Transcribe all of the material exactly. Any picture in it should be left out.

## begin

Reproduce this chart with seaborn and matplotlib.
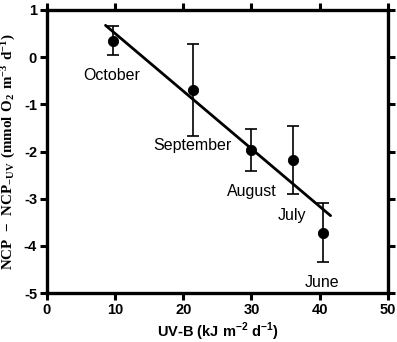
import numpy as np
import pandas as pd
import matplotlib
matplotlib.use("Agg")
import matplotlib.pyplot as plt
import seaborn as sns

# monthly means
months = ["October", "September", "August", "July", "June"]
uvb = [9.7, 21.5, 30.0, 36.1, 40.5]
ncp_diff = [0.35, -0.70, -1.97, -2.18, -3.72]
err = [0.30, 0.97, 0.45, 0.73, 0.63]

# where the month names sit
label_x = [9.5, 21.4, 30.1, 35.9, 40.4]
label_y = [-0.38, -1.87, -2.85, -3.36, -4.78]

df = pd.DataFrame({"uvb": uvb, "ncp": ncp_diff, "err": err})

sns.set_style("ticks", {"axes.edgecolor": "black", "xtick.color": "black",
                        "ytick.color": "black", "text.color": "black",
                        "axes.labelcolor": "black"})
plt.rcParams["font.family"] = ["Liberation Sans", "DejaVu Sans"]
plt.rcParams["axes.unicode_minus"] = False
plt.rcParams["mathtext.fontset"] = "custom"
plt.rcParams["mathtext.rm"] = "Liberation Serif:bold"
plt.rcParams["mathtext.sf"] = "Liberation Sans:bold"

fig = plt.figure(figsize=(3.97, 3.42), dpi=100)
ax = fig.add_axes([0.118, 0.143, 0.859, 0.828])

ax.errorbar(df["uvb"], df["ncp"], yerr=df["err"], fmt="none", ecolor="black",
            elinewidth=1.2, capsize=4, capthick=1.2, zorder=2)
sns.scatterplot(data=df, x="uvb", y="ncp", color="black", s=55, edgecolor="black",
                zorder=3, ax=ax)

# least squares line, drawn a little past the data
slope, icpt = np.polyfit(df["uvb"], df["ncp"], 1)
xfit = np.array([df["uvb"].min() - 1.1, df["uvb"].max() + 1.1])
sns.lineplot(x=xfit, y=slope * xfit + icpt, color="black", linewidth=2, ax=ax, zorder=2)

for m, lx, ly in zip(months, label_x, label_y):
    ax.text(lx, ly, m, ha="center", va="center", fontsize=11.5, color="black")

ax.set_xlim(0, 50)
ax.set_ylim(-5, 1)
ax.set_xticks(range(0, 51, 10))
ax.set_yticks(range(-5, 2))
for s in ax.spines.values():
    s.set_linewidth(2.4)
    s.set_color("black")
ax.tick_params(direction="out", length=5, width=2.2, top=True, right=True,
               labelsize=10.5, pad=2, colors="black")
for t in ax.get_xticklabels() + ax.get_yticklabels():
    t.set_fontweight("bold")

ax.set_xlabel(r"UV-B (kJ m$^{\mathsf{-2}}$ d$^{\mathsf{-1}}$)", fontsize=10.5,
              fontweight="bold", labelpad=3)
ax.set_ylabel(r"$\mathrm{NCP\ -\ NCP_{-UV}\ (mmol\ O_2\ m^{-3}\ d^{-1})}$",
              fontsize=10.8, labelpad=4)

fig.savefig("out.png", dpi=100)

## end

## The response:
Reproduce this chart with seaborn and matplotlib.
import numpy as np
import pandas as pd
import matplotlib
matplotlib.use("Agg")
import matplotlib.pyplot as plt
import seaborn as sns

# monthly means
months = ["October", "September", "August", "July", "June"]
uvb = [9.7, 21.5, 30.0, 36.1, 40.5]
ncp_diff = [0.35, -0.70, -1.97, -2.18, -3.72]
err = [0.30, 0.97, 0.45, 0.73, 0.63]

# where the month names sit
label_x = [9.5, 21.4, 30.1, 35.9, 40.4]
label_y = [-0.38, -1.87, -2.85, -3.36, -4.78]

df = pd.DataFrame({"uvb": uvb, "ncp": ncp_diff, "err": err})

sns.set_style("ticks", {"axes.edgecolor": "black", "xtick.color": "black",
                        "ytick.color": "black", "text.color": "black",
                        "axes.labelcolor": "black"})
plt.rcParams["font.family"] = ["Liberation Sans", "DejaVu Sans"]
plt.rcParams["axes.unicode_minus"] = False
plt.rcParams["mathtext.fontset"] = "custom"
plt.rcParams["mathtext.rm"] = "Liberation Serif:bold"
plt.rcParams["mathtext.sf"] = "Liberation Sans:bold"

fig = plt.figure(figsize=(3.97, 3.42), dpi=100)
ax = fig.add_axes([0.118, 0.143, 0.859, 0.828])

ax.errorbar(df["uvb"], df["ncp"], yerr=df["err"], fmt="none", ecolor="black",
            elinewidth=1.2, capsize=4, capthick=1.2, zorder=2)
sns.scatterplot(data=df, x="uvb", y="ncp", color="black", s=55, edgecolor="black",
                zorder=3, ax=ax)

# least squares line, drawn a little past the data
slope, icpt = np.polyfit(df["uvb"], df["ncp"], 1)
xfit = np.array([df["uvb"].min() - 1.1, df["uvb"].max() + 1.1])
sns.lineplot(x=xfit, y=slope * xfit + icpt, color="black", linewidth=2, ax=ax, zorder=2)

for m, lx, ly in zip(months, label_x, label_y):
    ax.text(lx, ly, m, ha="center", va="center", fontsize=11.5, color="black")

ax.set_xlim(0, 50)
ax.set_ylim(-5, 1)
ax.set_xticks(range(0, 51, 10))
ax.set_yticks(range(-5, 2))
for s in ax.spines.values():
    s.set_linewidth(2.4)
    s.set_color("black")
ax.tick_params(direction="out", length=5, width=2.2, top=True, right=True,
               labelsize=10.5, pad=2, colors="black")
for t in ax.get_xticklabels() + ax.get_yticklabels():
    t.set_fontweight("bold")

ax.set_xlabel(r"UV-B (kJ m$^{\mathsf{-2}}$ d$^{\mathsf{-1}}$)", fontsize=10.5,
              fontweight="bold", labelpad=3)
ax.set_ylabel(r"$\mathrm{NCP\ -\ NCP_{-UV}\ (mmol\ O_2\ m^{-3}\ d^{-1})}$",
              fontsize=10.8, labelpad=4)

fig.savefig("out.png", dpi=100)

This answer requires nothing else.